Despite regional and international efforts to contain the escalation, the situation continues to grow more complex. Interests overlap, and no clear path toward de-escalation has emerged. This reflects the limits of partial responses that delay the impact of the crisis rather than managing it effectively, allowing pressure on regional economies to accumulate over time.

In this context, the situation cannot be treated as an external conflict. It is unfolding within the Middle East itself, with direct consequences for local economies. As the region becomes the arena of tension, the business environment becomes more risk-sensitive. Rising uncertainty pushes the private sector toward caution, slows expansion, and shifts priorities from growth opportunities to risk management.

Economically, this reality is reflected in higher financing costs, declining investor confidence, slower trade activity, and postponed long-term investments. The direct economic impact is already visible, as growth forecasts for the region have been revised down to 1.8% in 2026, compared to 4.0% in 2025, according to international estimates. This clearly shows how political tensions are translating into economic pressure.

At the same time, the absence of a coordinated regional position reveals a deeper structural gap. There is a lack of effective economic coordination mechanisms, even as conflicts unfold within the region. This weakens the ability of economies to manage risk collectively, increases exposure to shocks, and limits their capacity to adapt.

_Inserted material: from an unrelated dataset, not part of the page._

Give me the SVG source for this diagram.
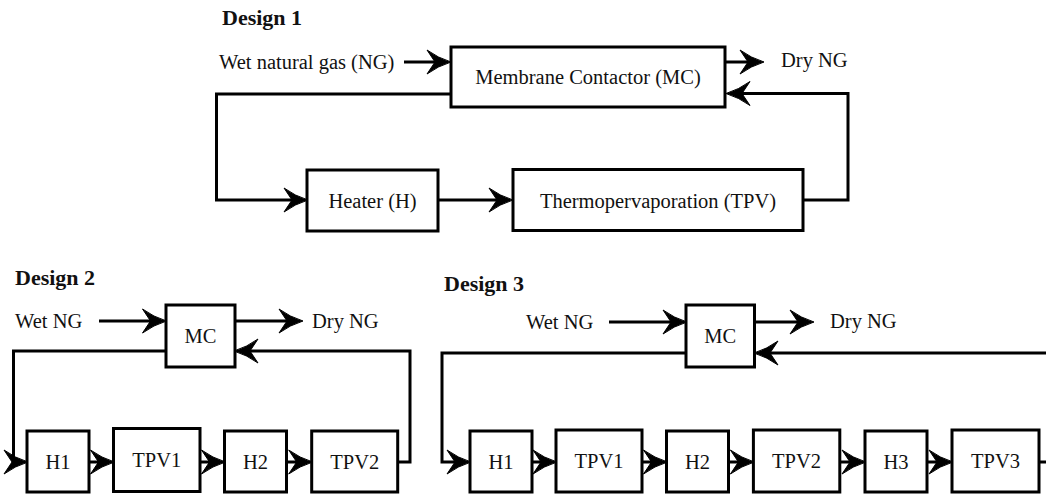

De-escalation is essential, but it is not sufficient on its own. Without a structured approach to managing its economic cost, the region will continue to absorb the impact. There is a clear need for coordinated action to protect economic stability. In this context, an emergency Islamic summit could serve as a practical platform to align economic responses, support de-escalation, and reduce the growing cost of tensions—without becoming part of the conflict itself. The core issue is not only the conflict, but the cost of leaving its consequences unmanaged.